- [YOUR INSTRUCTIONS]
Extract each line where the string "chart" shows up.

- [PROVIDED MATERIAL]

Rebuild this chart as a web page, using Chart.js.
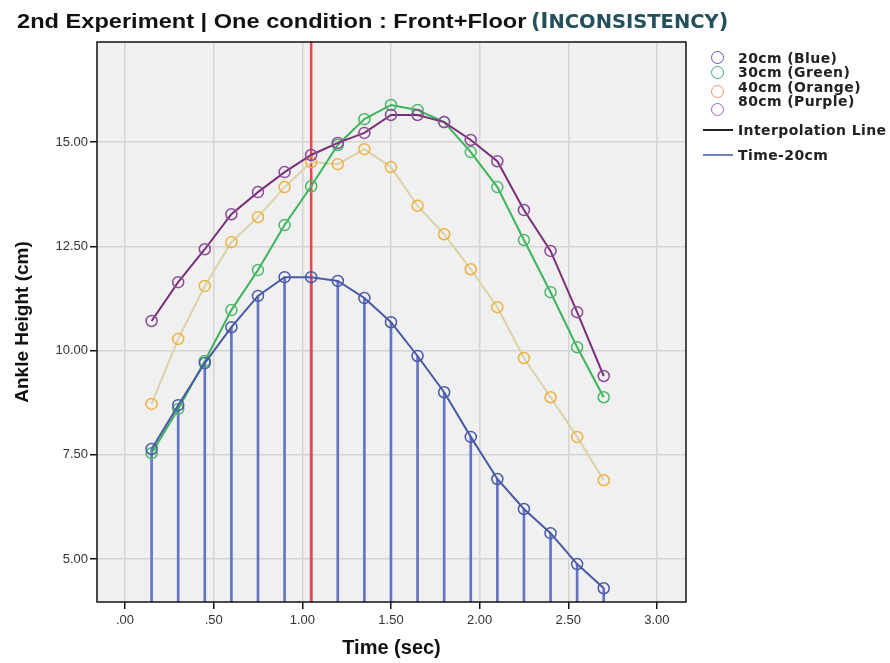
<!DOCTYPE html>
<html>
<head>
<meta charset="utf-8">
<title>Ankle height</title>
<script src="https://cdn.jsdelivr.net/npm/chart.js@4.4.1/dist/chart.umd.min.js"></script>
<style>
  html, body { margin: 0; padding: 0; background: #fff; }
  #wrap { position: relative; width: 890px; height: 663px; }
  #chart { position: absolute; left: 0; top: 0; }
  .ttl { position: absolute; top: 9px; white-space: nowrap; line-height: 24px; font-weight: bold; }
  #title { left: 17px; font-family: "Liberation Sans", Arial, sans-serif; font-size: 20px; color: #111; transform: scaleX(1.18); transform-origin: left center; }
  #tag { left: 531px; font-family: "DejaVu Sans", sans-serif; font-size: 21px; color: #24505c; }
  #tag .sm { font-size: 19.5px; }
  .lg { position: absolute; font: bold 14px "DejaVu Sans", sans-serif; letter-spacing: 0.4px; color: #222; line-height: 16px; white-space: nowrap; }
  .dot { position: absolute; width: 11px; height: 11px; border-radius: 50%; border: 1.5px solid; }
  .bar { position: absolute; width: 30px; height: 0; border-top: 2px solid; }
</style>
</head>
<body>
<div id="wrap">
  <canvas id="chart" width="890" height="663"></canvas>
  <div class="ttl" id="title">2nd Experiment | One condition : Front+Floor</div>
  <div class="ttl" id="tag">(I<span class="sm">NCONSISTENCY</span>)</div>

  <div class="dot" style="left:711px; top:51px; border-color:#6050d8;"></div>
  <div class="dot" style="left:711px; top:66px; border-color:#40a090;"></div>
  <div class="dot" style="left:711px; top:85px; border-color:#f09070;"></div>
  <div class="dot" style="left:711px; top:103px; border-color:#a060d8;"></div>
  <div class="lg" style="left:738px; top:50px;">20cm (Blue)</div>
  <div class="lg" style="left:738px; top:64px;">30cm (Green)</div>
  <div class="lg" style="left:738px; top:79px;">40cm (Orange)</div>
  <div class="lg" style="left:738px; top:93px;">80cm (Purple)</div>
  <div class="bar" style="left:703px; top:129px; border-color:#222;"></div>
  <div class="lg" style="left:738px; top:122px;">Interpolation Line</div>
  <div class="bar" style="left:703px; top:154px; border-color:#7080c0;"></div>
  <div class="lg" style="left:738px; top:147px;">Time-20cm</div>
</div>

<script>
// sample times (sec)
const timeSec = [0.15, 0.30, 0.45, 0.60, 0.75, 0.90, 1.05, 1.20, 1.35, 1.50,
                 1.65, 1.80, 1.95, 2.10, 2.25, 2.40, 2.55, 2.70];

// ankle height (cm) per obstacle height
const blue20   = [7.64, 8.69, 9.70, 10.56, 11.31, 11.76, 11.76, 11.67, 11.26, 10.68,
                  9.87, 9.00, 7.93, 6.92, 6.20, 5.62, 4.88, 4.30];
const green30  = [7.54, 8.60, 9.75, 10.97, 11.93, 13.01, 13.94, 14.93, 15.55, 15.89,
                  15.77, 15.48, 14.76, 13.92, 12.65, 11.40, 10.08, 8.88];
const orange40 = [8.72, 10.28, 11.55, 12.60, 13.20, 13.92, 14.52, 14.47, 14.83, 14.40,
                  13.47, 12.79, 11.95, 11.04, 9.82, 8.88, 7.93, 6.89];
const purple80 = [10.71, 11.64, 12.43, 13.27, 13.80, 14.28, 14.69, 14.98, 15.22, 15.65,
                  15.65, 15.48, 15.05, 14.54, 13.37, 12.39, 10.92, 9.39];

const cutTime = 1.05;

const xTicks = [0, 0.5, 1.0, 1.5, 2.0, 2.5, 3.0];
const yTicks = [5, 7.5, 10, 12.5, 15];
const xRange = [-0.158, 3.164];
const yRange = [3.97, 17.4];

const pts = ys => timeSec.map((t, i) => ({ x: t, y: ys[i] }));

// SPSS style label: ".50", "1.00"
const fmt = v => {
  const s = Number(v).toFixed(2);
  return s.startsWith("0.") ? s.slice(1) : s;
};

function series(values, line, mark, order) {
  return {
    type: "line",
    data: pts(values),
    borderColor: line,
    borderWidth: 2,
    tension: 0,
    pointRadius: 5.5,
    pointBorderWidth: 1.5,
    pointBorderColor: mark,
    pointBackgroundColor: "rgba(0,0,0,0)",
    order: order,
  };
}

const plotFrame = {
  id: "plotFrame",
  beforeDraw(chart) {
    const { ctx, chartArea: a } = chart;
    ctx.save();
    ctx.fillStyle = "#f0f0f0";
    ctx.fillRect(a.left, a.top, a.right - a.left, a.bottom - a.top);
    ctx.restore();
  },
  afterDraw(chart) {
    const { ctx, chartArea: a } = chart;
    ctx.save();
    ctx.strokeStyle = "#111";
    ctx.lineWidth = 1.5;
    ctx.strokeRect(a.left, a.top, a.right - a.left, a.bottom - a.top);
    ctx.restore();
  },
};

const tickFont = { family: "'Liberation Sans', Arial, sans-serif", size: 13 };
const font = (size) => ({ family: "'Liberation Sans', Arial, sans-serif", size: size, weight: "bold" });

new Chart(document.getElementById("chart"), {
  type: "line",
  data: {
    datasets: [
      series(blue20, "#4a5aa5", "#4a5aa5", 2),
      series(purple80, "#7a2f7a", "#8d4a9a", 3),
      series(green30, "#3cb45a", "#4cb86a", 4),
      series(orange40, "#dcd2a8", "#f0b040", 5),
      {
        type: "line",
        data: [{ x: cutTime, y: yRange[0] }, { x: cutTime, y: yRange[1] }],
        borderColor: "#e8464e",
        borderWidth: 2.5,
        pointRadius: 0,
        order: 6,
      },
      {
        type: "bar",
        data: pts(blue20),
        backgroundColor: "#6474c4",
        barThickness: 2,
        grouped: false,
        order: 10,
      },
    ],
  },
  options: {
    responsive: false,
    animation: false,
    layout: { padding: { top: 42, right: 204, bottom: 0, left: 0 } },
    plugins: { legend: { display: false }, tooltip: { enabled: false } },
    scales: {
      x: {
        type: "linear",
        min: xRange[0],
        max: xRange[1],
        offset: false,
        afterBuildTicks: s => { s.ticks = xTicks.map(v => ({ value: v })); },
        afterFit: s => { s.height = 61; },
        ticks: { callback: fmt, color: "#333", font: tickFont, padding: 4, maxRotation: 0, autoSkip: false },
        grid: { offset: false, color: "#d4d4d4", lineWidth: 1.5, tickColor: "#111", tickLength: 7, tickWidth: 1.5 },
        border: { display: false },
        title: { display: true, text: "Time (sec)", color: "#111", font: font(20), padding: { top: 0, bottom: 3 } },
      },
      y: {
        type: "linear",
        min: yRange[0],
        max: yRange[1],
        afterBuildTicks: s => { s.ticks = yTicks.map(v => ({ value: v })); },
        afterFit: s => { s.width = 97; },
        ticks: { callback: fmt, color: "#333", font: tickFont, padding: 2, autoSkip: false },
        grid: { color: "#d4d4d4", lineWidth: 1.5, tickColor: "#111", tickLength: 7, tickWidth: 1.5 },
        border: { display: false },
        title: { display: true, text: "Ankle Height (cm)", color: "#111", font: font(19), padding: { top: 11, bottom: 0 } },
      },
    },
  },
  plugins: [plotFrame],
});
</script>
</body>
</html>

- [SOLUTION TO THE PROBLEM]
Rebuild this chart as a web page, using Chart.js.
<script src="https://cdn.jsdelivr.net/npm/chart.js@4.4.1/dist/chart.umd.min.js"></script>
  #chart { position: absolute; left: 0; top: 0; }
  <canvas id="chart" width="890" height="663"></canvas>
  beforeDraw(chart) {
    const { ctx, chartArea: a } = chart;
  afterDraw(chart) {
    const { ctx, chartArea: a } = chart;
new Chart(document.getElementById("chart"), {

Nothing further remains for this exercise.